= PROBLEM STATEMENT =
Out of the lines below, please list those that hold the string "script".

Records with drawing code:
==========

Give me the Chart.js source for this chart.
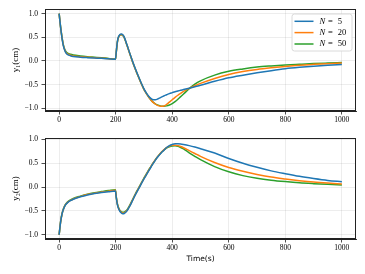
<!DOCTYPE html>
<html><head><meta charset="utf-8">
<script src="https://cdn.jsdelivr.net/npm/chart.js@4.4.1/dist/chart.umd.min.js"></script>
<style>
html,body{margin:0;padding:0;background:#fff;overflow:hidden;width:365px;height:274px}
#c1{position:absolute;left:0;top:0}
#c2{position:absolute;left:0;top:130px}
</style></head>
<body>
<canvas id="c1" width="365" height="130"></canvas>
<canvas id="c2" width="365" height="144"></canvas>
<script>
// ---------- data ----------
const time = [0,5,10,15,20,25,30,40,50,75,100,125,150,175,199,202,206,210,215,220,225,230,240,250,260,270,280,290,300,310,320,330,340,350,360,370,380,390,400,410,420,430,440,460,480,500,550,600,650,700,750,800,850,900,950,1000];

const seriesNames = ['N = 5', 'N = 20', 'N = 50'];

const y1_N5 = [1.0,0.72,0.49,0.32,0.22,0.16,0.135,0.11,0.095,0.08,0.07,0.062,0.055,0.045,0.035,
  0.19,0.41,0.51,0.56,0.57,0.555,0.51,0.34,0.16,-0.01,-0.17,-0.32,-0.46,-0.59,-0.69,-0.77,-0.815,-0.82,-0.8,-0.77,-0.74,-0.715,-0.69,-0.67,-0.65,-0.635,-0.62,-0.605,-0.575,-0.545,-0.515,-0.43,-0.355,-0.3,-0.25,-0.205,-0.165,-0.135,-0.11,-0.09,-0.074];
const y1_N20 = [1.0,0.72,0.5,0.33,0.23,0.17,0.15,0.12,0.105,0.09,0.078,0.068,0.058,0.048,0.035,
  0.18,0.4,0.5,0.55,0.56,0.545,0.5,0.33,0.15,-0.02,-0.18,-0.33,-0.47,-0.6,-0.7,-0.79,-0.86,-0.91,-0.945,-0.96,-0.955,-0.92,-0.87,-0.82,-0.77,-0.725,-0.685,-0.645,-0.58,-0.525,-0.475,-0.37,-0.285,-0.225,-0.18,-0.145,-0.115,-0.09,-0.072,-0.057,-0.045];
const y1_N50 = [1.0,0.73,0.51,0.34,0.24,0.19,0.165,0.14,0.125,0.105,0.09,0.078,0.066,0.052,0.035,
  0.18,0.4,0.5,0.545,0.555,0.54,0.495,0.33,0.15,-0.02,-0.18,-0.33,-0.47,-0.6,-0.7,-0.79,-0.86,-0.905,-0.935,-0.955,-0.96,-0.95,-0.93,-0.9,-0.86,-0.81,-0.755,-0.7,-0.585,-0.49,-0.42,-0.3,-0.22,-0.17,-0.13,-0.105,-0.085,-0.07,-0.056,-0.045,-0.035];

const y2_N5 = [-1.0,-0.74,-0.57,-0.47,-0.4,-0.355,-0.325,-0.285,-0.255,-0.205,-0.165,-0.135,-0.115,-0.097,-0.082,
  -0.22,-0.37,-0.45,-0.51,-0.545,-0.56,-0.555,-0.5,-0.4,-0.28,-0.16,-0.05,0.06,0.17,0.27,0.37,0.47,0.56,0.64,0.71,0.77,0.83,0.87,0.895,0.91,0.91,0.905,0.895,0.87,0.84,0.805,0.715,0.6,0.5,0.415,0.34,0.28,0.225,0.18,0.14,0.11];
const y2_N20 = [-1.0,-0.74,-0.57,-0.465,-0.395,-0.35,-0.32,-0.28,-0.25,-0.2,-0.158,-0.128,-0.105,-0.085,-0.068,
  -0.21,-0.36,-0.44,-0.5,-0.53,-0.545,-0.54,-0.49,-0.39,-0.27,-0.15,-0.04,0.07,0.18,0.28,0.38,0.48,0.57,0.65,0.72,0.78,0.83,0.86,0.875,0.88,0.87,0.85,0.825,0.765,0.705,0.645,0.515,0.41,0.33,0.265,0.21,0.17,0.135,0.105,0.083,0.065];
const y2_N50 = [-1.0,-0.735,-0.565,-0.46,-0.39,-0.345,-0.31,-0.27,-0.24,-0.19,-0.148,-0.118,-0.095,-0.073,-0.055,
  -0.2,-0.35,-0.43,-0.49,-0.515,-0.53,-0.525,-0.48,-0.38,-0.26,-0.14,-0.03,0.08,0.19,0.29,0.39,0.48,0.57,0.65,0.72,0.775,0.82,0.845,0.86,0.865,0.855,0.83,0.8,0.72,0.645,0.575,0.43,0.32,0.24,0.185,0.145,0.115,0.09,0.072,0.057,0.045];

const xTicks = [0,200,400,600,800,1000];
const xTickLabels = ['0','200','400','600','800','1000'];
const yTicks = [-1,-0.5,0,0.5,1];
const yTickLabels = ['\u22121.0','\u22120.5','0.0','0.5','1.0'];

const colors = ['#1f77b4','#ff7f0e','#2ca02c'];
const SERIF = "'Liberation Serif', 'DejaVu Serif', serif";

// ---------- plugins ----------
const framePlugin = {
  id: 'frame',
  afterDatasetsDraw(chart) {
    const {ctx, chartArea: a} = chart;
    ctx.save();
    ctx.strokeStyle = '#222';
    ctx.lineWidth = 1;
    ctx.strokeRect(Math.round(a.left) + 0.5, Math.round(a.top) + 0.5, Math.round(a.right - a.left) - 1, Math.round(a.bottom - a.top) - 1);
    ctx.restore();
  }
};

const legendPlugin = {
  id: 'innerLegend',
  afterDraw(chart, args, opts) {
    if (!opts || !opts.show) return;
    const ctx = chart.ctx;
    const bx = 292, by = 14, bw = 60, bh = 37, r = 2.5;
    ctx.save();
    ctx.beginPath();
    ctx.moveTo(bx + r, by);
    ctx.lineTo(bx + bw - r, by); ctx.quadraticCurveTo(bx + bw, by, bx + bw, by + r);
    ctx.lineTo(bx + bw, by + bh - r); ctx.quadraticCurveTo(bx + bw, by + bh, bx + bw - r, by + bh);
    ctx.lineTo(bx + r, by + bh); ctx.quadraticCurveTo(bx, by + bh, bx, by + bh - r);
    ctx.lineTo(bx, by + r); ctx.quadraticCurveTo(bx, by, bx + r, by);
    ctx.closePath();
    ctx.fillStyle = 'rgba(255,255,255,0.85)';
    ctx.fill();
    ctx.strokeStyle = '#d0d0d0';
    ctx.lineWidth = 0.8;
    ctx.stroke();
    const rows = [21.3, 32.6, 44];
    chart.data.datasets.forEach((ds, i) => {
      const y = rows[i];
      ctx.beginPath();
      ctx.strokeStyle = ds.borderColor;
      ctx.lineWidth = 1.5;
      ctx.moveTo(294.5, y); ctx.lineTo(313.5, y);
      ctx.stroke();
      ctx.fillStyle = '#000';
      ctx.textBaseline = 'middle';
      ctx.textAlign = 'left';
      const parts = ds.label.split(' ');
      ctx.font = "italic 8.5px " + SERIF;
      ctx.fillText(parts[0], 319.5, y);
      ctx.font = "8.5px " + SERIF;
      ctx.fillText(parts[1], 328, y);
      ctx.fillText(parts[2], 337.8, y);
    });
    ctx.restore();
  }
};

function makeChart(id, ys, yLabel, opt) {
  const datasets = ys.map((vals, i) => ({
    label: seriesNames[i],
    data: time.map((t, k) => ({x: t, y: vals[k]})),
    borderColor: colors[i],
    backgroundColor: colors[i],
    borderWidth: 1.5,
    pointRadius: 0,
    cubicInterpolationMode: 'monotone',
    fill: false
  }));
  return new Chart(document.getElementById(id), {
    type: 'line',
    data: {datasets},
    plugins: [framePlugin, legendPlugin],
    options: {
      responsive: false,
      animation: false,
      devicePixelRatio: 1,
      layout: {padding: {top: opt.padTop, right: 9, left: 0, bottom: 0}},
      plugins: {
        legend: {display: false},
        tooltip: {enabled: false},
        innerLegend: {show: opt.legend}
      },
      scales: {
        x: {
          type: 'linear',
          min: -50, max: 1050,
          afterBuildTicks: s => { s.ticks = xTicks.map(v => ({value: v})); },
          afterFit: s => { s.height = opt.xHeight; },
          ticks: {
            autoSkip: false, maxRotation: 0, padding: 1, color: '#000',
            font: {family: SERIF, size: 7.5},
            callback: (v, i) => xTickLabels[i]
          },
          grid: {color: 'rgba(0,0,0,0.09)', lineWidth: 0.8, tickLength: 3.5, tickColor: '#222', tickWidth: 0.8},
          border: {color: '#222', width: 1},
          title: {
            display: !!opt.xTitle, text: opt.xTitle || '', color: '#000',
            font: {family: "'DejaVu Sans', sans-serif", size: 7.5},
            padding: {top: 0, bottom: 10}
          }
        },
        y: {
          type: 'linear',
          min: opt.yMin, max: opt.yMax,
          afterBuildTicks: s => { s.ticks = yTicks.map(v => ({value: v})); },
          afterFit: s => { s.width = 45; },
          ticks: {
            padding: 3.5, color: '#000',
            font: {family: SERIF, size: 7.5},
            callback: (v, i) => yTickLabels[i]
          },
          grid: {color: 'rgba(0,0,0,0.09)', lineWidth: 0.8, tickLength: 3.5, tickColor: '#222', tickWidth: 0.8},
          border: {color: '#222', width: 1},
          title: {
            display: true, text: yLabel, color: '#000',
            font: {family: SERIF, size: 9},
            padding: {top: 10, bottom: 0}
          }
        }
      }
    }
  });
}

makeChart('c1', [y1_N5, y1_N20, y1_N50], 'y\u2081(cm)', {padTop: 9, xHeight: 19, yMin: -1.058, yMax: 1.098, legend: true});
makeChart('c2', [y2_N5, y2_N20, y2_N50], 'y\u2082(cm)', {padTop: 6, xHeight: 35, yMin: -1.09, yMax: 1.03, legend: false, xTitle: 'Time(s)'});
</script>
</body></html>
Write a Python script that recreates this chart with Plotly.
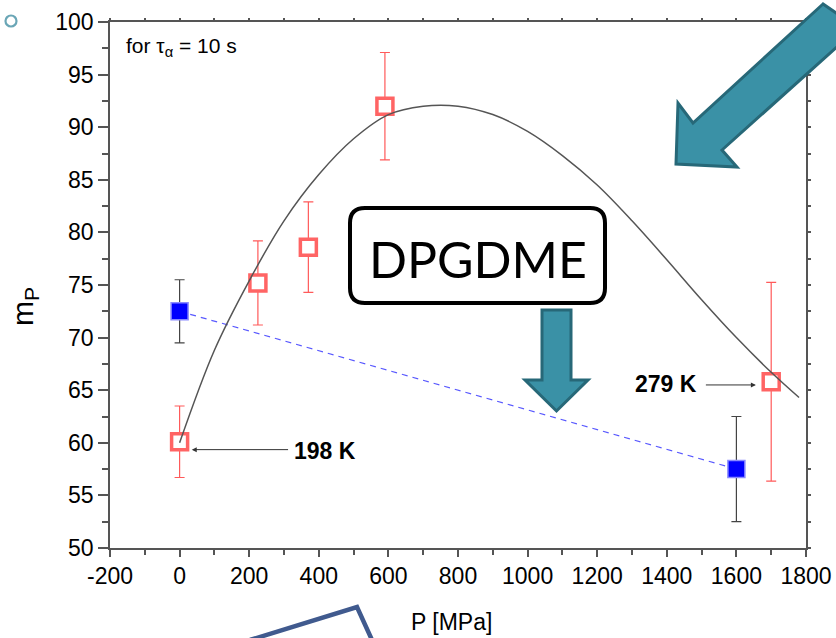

==========

= SOLUTION FOR THIS TASK =
<script src="https://cdn.jsdelivr.net/npm/chart.js@4.4.1/dist/chart.umd.min.js"></script>
<script>
</script>
Write a Python script that recreates this chart with Plotly.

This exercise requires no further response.